Ainda assim, que saudade de abraçar.
De ver, encostar, ocupar o mesmo espaço, ficar na rua, dançar, passear pela cidade, ir de uma exposição a um restaurante, emendar com a sobremesa, migrar para o quintal dos amigos, apertar as crianças que estamos deixando de ver na idade que elas têm agora – e me parte o coração não poder pegar no colo meu sobrinho de cinco meses ou brincar com um menino de três anos enquanto ele se diverte com um cachorro que é seu amigo também. Tem dias que sinto falta até da conversa de elevador, quando a gente conseguia falar sobre o tempo, e não sobre a pandemia vivida no pandemônio que se tornou o Brasil em 2020.

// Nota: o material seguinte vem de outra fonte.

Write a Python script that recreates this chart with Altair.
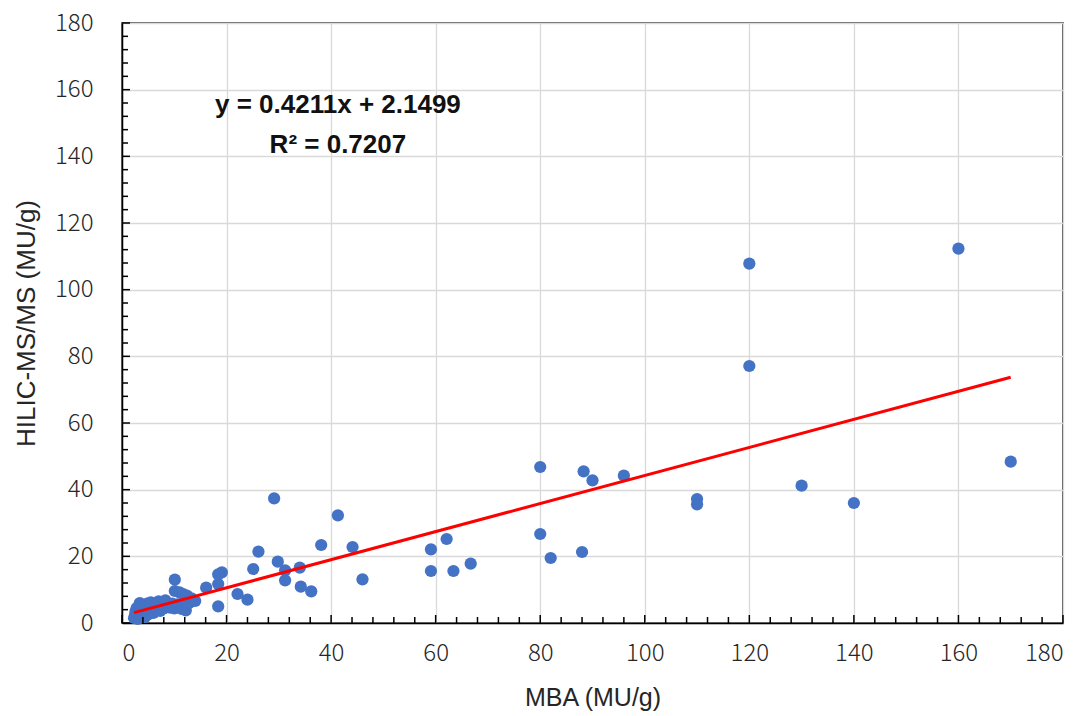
import altair as alt
import pandas as pd

# MBA vs HILIC-MS/MS measurements (MU/g)
mba = [
    160, 120, 120, 170, 130, 140, 110, 110, 96, 90, 88.3, 80, 80, 82, 88,
    66.7, 63.4, 62.1, 59.1, 59.1,
    46, 44.1, 41.3, 38.1, 36.2, 34.2, 34, 31.2, 31.2, 29.8, 29.1, 26.1, 25.1,
    24, 22.1, 19.1, 18.4, 18.4, 18.4, 16.1,
    2.3, 2.5, 2.6, 2.8, 3.0, 3.2, 3.4, 3.6, 3.8, 4.0, 4.2, 4.4, 4.6, 4.8, 5.0,
    5.2, 5.5, 5.8, 6.0, 6.3, 6.6, 7.0, 7.3, 7.6, 8.0, 8.3, 8.8, 9.2, 9.6,
    10.0, 10.1, 10.1, 10.6, 11.0, 11.4, 11.7, 12.2, 12.4, 12.6, 13.0, 13.3, 14.0,
]
hilic = [
    112.3, 107.8, 77.1, 48.4, 41.2, 36.0, 37.2, 35.6, 44.2, 42.8, 45.5, 46.8,
    26.7, 19.5, 21.3, 17.8, 15.6, 25.2, 22.1, 15.6,
    13.1, 22.8, 32.3, 23.4, 9.5, 10.9, 16.6, 15.8, 12.8, 18.4, 37.4, 21.4, 16.2,
    7.0, 8.7, 15.2, 14.6, 11.7, 5.0, 10.6,
    1.5, 2.5, 3.5, 4.5, 1.2, 2.8, 6.0, 3.8, 2.0, 5.0, 3.0, 1.8, 4.2, 5.8, 2.6,
    3.6, 6.2, 4.8, 3.0, 5.5, 4.0, 6.5, 3.6, 5.0, 4.4, 6.8, 5.2, 4.6, 5.8,
    4.4, 9.6, 13.0, 5.6, 9.2, 4.2, 8.7, 3.8, 8.2, 5.8, 6.2, 7.4, 6.6,
]

# Linear fit as reported
slope = 0.4211
intercept = 2.1499
r_squared = 0.7207

eq_lines = [f"y = {slope}x + {intercept}", f"R² = {r_squared}"]
eq_x = [41.3, 41.3]
eq_y = [155.3, 143.3]

major_ticks = list(range(0, 181, 20))
minor_ticks = [v for v in range(0, 181, 4) if v % 20 != 0]

pts = pd.DataFrame({"mba": mba, "hilic": hilic})
x_lo, x_hi = min(mba), max(mba)
fit = pd.DataFrame({"mba": [x_lo, x_hi],
                    "hilic": [slope * x_lo + intercept, slope * x_hi + intercept]})
eq = pd.DataFrame({"mba": eq_x, "hilic": eq_y, "label": eq_lines})
major = pd.DataFrame({"mba": major_ticks, "hilic": major_ticks})
minor = pd.DataFrame({"mba": minor_ticks, "hilic": minor_ticks})

W, H = 941, 600
xs = alt.Scale(domain=[0, 180], nice=False, zero=False)
ys = alt.Scale(domain=[0, 180], nice=False, zero=False)

axis_font = "Noto Sans CJK JP"
title_font = "Liberation Sans"

x_axis = alt.Axis(
    values=major_ticks, ticks=False, labelPadding=18, labelFontSize=24,
    labelFont=axis_font, labelFontWeight=300, labelColor="#262626",
    title="MBA (MU/g)",
    titleFont=title_font, titleFontSize=25, titleFontWeight="normal",
    titleColor="#262626", titleBaseline="alphabetic", titleY=82,
)
y_axis = alt.Axis(
    values=major_ticks, ticks=False, labelPadding=29, labelFontSize=24,
    labelFont=axis_font, labelFontWeight=300, labelColor="#262626",
    title="HILIC-MS/MS (MU/g)",
    titleFont=title_font, titleFontSize=26, titleFontWeight="normal",
    titleColor="#262626", titleBaseline="alphabetic", titleX=-88, titleAngle=-90,
)


def X():
    return alt.X("mba:Q", scale=xs, axis=x_axis, title="MBA (MU/g)")


def Y():
    return alt.Y("hilic:Q", scale=ys, axis=y_axis, title="HILIC-MS/MS (MU/g)")


points = alt.Chart(pts).mark_circle(size=150, color="#4472C4", opacity=1).encode(
    x=X(), y=Y(),
)

trend = alt.Chart(fit).mark_line(color="#FF0000", strokeWidth=3).encode(
    x=X(), y=Y(),
)

label = alt.Chart(eq).mark_text(
    font=title_font, fontSize=26, fontWeight="bold", color="#111111",
    align="center", baseline="middle",
).encode(
    x=X(), y=Y(), text="label:N",
)

# Inward-pointing tick marks on the bottom and left axes
tick_style = dict(color="#000000", strokeWidth=1.5)
x_major = alt.Chart(major).mark_rule(**tick_style).encode(
    x=X(), y=alt.value(H), y2=alt.value(H - 8))
x_minor = alt.Chart(minor).mark_rule(**tick_style).encode(
    x=X(), y=alt.value(H), y2=alt.value(H - 6))
y_major = alt.Chart(major).mark_rule(**tick_style).encode(
    y=Y(), x=alt.value(0), x2=alt.value(8))
y_minor = alt.Chart(minor).mark_rule(**tick_style).encode(
    y=Y(), x=alt.value(0), x2=alt.value(6))

chart = alt.layer(
    points, x_major, x_minor, y_major, y_minor, trend, label
).properties(
    width=W, height=H,
    autosize=alt.AutoSizeParams(type="none"),
    padding={"left": 122, "top": 23, "right": 27, "bottom": 93},
    background="white",
).configure_view(
    stroke="#262626", strokeWidth=1.5,
).configure_axis(
    domainColor="#000000", domainWidth=1.5,
    gridColor="#d9d9d9", gridWidth=1.3,
)

chart.save("out.html", embed_options={"renderer": "svg", "actions": False})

É aos sábados que essa saudade se intensifica. Quando a gente fazia tudo isso prolongando o dia para ficar junto, cada hora chegando mais um amigo, naquela aglomeração de afeto que era capaz de nos dar mais energia de vida. Conversando sobre todos diversos assuntos, lembrando do Carnaval que acabou de acontecer, dos planos, das viagens, reforçando nosso entendimento de que a gente vive bem quando vive junto. Ouvindo música, escutando o outro de corpo inteiro, experimentando até ficar em silêncio também. A conversa pela tela é focada, não deixa espaço para a pausa. E tantas vezes é no silêncio compartilhado que acontece uma conexão mais profunda.
Depois de 100 dias, começamos a experimentar a “fadiga da quarentena”. Nosso corpo faz um esforço para nos adaptar a situações como a que estamos vivendo. Quando precisamos fazer isso por muito tempo, esse mecanismo entra em falência. Começam as rusgas individuais por questões que são estruturais. O problema não é que sua amiga foi ao shopping quando considerou aquilo uma necessidade, e sim que vivemos um desgoverno, uma pandemia sem ministro da saúde, sem orientação – e sem subsídios para que ficar em casa deixe de ser uma questão de privilégio e se torne uma de saúde, de direito. Em vez de cobrarmos de quem têm poder, ficamos chateados com quem fura a quarentena.
A certa altura talvez muitos de nós vamos furar a quarentena, imagino. Porque a gente tem necessidade de afeto, de abraço, de toque, de ficar junto. E, sem previsão de quanto tempo vai durar a pandemia, vamos precisar desenhar alternativas para ver o outro com segurança, respeitando protocolos. Uma amiga me ajudou a levar o pensamento para um lugar menos rígido, falando de necessidade versus risco. “Comprar comida num supermercado é alto risco, mas grande necessidade, por isso vamos. No começo da pandemia a gente colocou os encontros como baixa necessidade. Três meses depois virou alta necessidade…”
Talvez a gente precise se envolver em plástico, como na cena abaixo, em um lar de idosos em Gravataí, no Rio Grande do Sul, que montou uma cortina plástica com espaços para abraços, para que eles pudessem entrar em contato com suas famílias. Ao olhar a imagem, primeiro senti angústia e quase um desespero. Para logo depois pensar que essa gambiarra pode se tornar possibilidade também. Se é disso que vamos precisar para viver momentaneamente o presente com um pouco mais de afeto, me vem à cabeça uma figurinha de Whatsapp: já tô com roupa de ir. Porque não vejo a hora da gente se encontrar de novo – e mais uma vez.